Indonesian journalist and director (1941–2018)

Ali Shahab (علي شهاب; September 22, 1941 – December 25, 2018) was an Indonesian film director, screenwriter, journalist, and novelist. Before entering the world of film, Ali was active as a journalist in a number of mass media, one of whom had become the editor in chief of Indonesia Jaya. He has also been a caricature maker, active in the theater, and a novelist. There are at least 20 works of books, including several novels, which have been published from 1969 to 2006. In addition, in the world of cinema, Ali has recorded at least 14 film titles and more than 8 television series and soap operas as directors. As a screenwriter, he is involved in at least 17 films.

In addition, Ali was a member of the National Film Council (1989–1994), founder and general chairperson of the Indonesian Production House Association (1991), chairman of the judging division of the Indonesian Soap Opera Festival (1994–1998), and member of the National Film Consideration Agency (1995–1998).

==Career==
His career in the film world began when he was involved as an artistic stylist in the film Di Balik Tjahaja Gemerlapan directed by Misbach Yusa Biran in 1966. After that, his works in the cinemas world was not heard anymore.
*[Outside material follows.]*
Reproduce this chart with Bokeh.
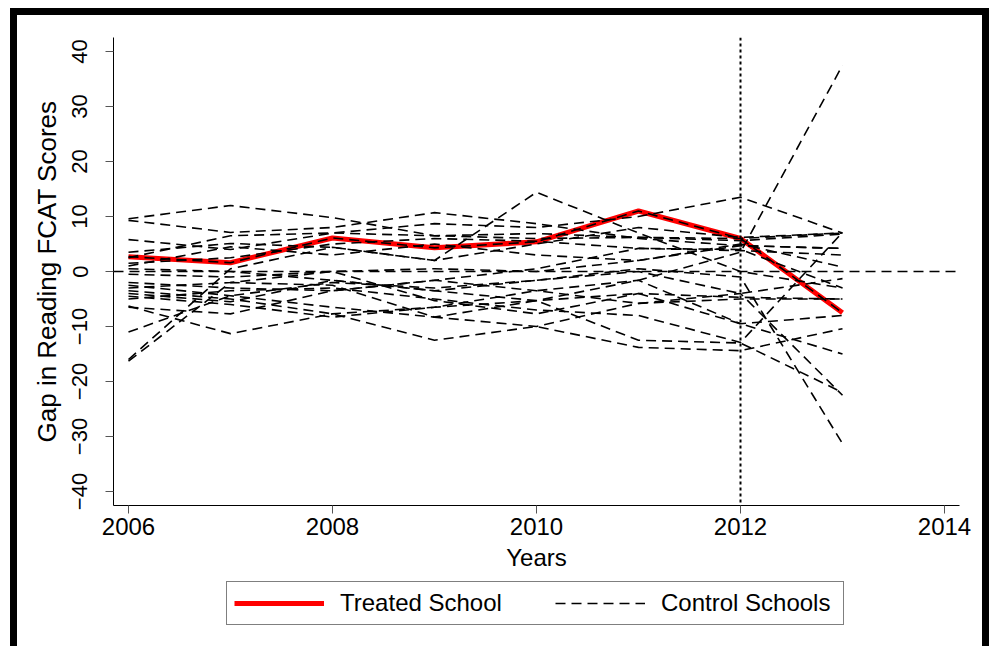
from bokeh.plotting import figure
from bokeh.models import Span, Legend, LegendItem, Range1d, FixedTicker
from bokeh.layouts import column
from bokeh.embed import file_html
from bokeh.resources import INLINE

years = [2006, 2007, 2008, 2009, 2010, 2011, 2012, 2013]
treated = [2.7, 1.6, 6.1, 4.3, 5.4, 11.0, 6.0, -7.5]

control_1 = [9.6, 12.0, 9.8, 6.5, 6.0, 6.2, 6.0, 7.0]
control_2 = [9.3, 7.1, 8.0, 10.7, 8.7, 6.0, 4.7, 4.2]
control_3 = [5.8, 4.0, 7.0, 8.7, 8.0, 10.0, 13.5, 7.0]
control_4 = [3.5, 5.1, 4.4, 2.0, 14.4, 7.0, 0.0, -3.0]
control_5 = [2.5, 6.5, 7.0, 6.5, 6.9, 6.2, 5.6, 6.8]
control_6 = [1.5, 2.5, 5.0, 6.0, 5.5, 4.2, 3.8, 3.0]
control_7 = [0.5, 0.0, -1.6, -3.5, -5.3, -1.6, 3.5, 37.5]
control_8 = [-0.5, -1.0, 0.0, 0.5, 0.0, 2.0, 5.0, 0.8]
control_9 = [-2.0, -3.0, -3.5, -1.6, -3.5, -5.8, -4.0, -22.5]
control_10 = [-2.5, -4.4, -6.5, -8.3, -5.3, -12.5, -13.0, -22.0]
control_11 = [-3.0, -2.0, 0.0, -5.3, -7.7, -4.0, -4.7, -5.0]
control_12 = [-3.5, -5.0, -7.7, -12.5, -10.0, -13.8, -14.4, -10.4]
control_13 = [-4.0, -5.5, -1.6, -3.5, -1.6, 0.5, -1.0, -31.3]
control_14 = [-4.5, -6.0, -8.3, -6.5, -5.3, -4.0, -9.5, -15.0]
control_15 = [-5.0, -3.5, -3.0, -5.0, -7.0, -8.0, -12.9, 7.1]
control_16 = [-6.3, -11.3, -7.7, -6.5, -3.5, -1.6, -9.5, -8.0]
control_17 = [-6.5, -7.7, -3.5, -1.6, 0.5, 4.2, 4.0, -3.0]
control_18 = [-11.0, -4.4, -2.0, -3.0, -1.6, 0.0, -4.0, -1.3]
control_19 = [-16.0, 0.5, 4.4, 2.0, 5.0, 8.0, 6.2, 7.0]
control_20 = [-16.3, -2.0, -2.5, -8.3, -10.0, -5.8, -5.0, -5.0]
control_21 = [1.0, 4.5, 3.0, 5.0, 3.0, 2.0, 4.7, 4.2]

controls = [control_1, control_2, control_3, control_4, control_5, control_6, control_7,
            control_8, control_9, control_10, control_11, control_12, control_13, control_14,
            control_15, control_16, control_17, control_18, control_19, control_20, control_21]

x_ticks = [2006, 2008, 2010, 2012, 2014]
y_ticks = [-40, -30, -20, -10, 0, 10, 20, 30, 40]
legend_labels = ["Treated School", "Control Schools"]

FONT = "Liberation Sans"
DASH = "10 6"

p = figure(width=965, height=566,
           x_range=Range1d(2005.853, 2014.147), y_range=Range1d(-42.55, 42.55),
           output_backend="svg", toolbar_location=None,
           min_border_left=96, min_border_right=23, min_border_top=22, min_border_bottom=76)
p.grid.visible = False
p.outline_line_color = None
p.background_fill_color = "white"
p.border_fill_color = "white"
p.styles = {"background-color": "white"}

for ax in (p.xaxis[0], p.yaxis[0]):
    ax.axis_line_color = "black"
    ax.axis_line_width = 1
    ax.major_tick_line_color = "#555555"
    ax.major_tick_out = 8
    ax.major_tick_in = 0
    ax.minor_tick_line_color = None
    ax.major_label_text_font = FONT
    ax.major_label_text_color = "black"
    ax.axis_label_text_font = FONT
    ax.axis_label_text_font_style = "normal"
    ax.axis_label_text_color = "black"

p.xaxis.ticker = FixedTicker(ticks=x_ticks)
p.yaxis.ticker = FixedTicker(ticks=y_ticks)
p.xaxis.major_label_text_font_size = "24px"
p.yaxis.major_label_text_font_size = "22px"
p.yaxis.major_label_orientation = "vertical"
p.xaxis.axis_label = "Years"
p.yaxis.axis_label = "Gap in Reading FCAT Scores"
p.xaxis.axis_label_text_font_size = "24px"
p.yaxis.axis_label_text_font_size = "26px"
p.xaxis.major_label_standoff = 4
p.yaxis.major_label_standoff = 18
p.xaxis.axis_label_standoff = 6
p.yaxis.axis_label_standoff = 8

p.add_layout(Span(location=0, dimension="width", line_color="black",
                  line_width=1.5, line_dash=DASH))
p.add_layout(Span(location=2012, dimension="height", line_color="black",
                  line_width=2, line_dash="3 3"))

p.line(years, treated, line_color="#ff0000", line_width=5)
for c in controls:
    p.line(years, c, line_color="black", line_width=1.6, line_dash=DASH)
p.line(years, treated, line_color="black", line_width=1.6, line_dash=DASH)

# legend strip below the chart (no axes, frame fills the strip)
lg = figure(width=965, height=65, x_range=Range1d(0, 1), y_range=Range1d(0, 1),
            x_axis_location=None, y_axis_location=None,
            output_backend="svg", toolbar_location=None,
            min_border=0, min_border_left=0, min_border_right=0,
            min_border_top=0, min_border_bottom=0)
lg.grid.visible = False
lg.outline_line_color = None
lg.border_fill_color = "white"
lg.background_fill_color = "white"
lg.styles = {"background-color": "white"}
r_red = lg.line([5, 6], [5, 6], line_color="#ff0000", line_width=5)
r_ctrl = lg.line([5, 6], [5, 6], line_color="black", line_width=1.6, line_dash=DASH)

legend = Legend(items=[LegendItem(label=legend_labels[0], renderers=[r_red]),
                       LegendItem(label=legend_labels[1], renderers=[r_ctrl])],
                orientation="horizontal", location=(113, 21),
                label_text_font=FONT, label_text_font_size="24px",
                label_text_color="black",
                glyph_width=90, glyph_height=16, label_standoff=16, spacing=40,
                label_width=175, padding=7, margin=0,
                border_line_color="black", border_line_width=1,
                background_fill_alpha=1.0)
lg.add_layout(legend, "center")

page = column(p, lg, spacing=0,
              styles={"background-color": "black", "padding": "7px 7px 0px 7px"},
              margin=(8, 0, 0, 10))

open("out.html", "w").write(file_html(page, INLINE))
He only returned to the world of film in the early 1970s when he became acquainted with Suzzanna and Dicky Suprapto, the owner of Tidar Jaya Film.

Ali first worked in the field of film directing through the film Beranak Dalam Kubur together with Awaludin in 1972. In addition, while actively filling out TVRI shows, he successfully directed the television series Rumah Masa Depan in 1984. Thanks to the television series, he was referred to as a pioneer in creating a stripping program in Indonesia.